- _OBJECTIVE_: Without the pictures, output the lines of the material from the very first through the one that holds "ax = fig.add_axes([0.221, 0.217, 0.750, 0.754])".

- _DATA PROVIDED_:

____

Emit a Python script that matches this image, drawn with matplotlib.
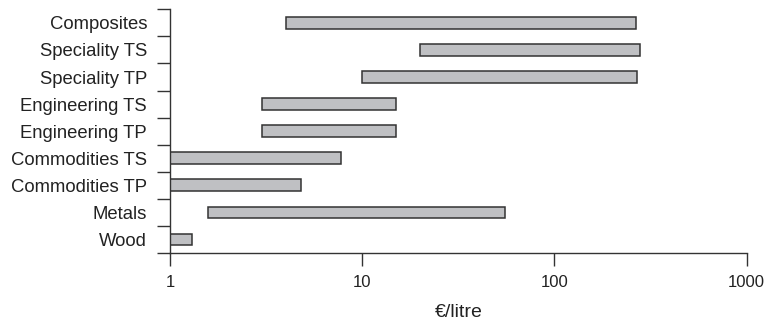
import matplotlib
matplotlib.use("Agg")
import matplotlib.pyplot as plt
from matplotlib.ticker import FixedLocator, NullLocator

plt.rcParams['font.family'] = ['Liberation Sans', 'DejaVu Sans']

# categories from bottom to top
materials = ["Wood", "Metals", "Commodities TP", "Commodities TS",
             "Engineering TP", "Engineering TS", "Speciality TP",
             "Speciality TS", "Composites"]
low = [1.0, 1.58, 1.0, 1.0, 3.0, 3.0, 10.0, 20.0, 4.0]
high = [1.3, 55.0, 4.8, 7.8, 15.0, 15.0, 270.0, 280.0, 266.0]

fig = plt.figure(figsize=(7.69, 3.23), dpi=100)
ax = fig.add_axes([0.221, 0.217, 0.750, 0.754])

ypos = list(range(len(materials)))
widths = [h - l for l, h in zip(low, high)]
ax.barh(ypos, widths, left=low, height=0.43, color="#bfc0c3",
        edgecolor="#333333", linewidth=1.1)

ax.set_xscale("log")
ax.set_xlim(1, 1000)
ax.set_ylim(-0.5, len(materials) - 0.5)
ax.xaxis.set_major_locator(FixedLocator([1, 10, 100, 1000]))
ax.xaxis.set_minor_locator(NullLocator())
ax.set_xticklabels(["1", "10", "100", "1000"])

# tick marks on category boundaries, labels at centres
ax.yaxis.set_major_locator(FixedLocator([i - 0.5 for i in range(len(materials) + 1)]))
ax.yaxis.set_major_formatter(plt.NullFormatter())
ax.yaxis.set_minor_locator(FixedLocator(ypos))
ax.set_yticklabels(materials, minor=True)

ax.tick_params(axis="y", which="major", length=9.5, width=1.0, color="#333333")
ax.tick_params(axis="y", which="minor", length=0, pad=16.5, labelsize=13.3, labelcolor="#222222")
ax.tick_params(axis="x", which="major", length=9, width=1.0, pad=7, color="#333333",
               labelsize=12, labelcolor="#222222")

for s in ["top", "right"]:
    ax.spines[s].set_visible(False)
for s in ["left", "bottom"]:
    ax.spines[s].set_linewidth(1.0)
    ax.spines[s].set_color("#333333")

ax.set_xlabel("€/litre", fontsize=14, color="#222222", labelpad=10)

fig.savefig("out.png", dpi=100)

____

- _EXERCISE SOLUTION_:
Emit a Python script that matches this image, drawn with matplotlib.
import matplotlib
matplotlib.use("Agg")
import matplotlib.pyplot as plt
from matplotlib.ticker import FixedLocator, NullLocator

plt.rcParams['font.family'] = ['Liberation Sans', 'DejaVu Sans']

# categories from bottom to top
materials = ["Wood", "Metals", "Commodities TP", "Commodities TS",
             "Engineering TP", "Engineering TS", "Speciality TP",
             "Speciality TS", "Composites"]
low = [1.0, 1.58, 1.0, 1.0, 3.0, 3.0, 10.0, 20.0, 4.0]
high = [1.3, 55.0, 4.8, 7.8, 15.0, 15.0, 270.0, 280.0, 266.0]

fig = plt.figure(figsize=(7.69, 3.23), dpi=100)
ax = fig.add_axes([0.221, 0.217, 0.750, 0.754])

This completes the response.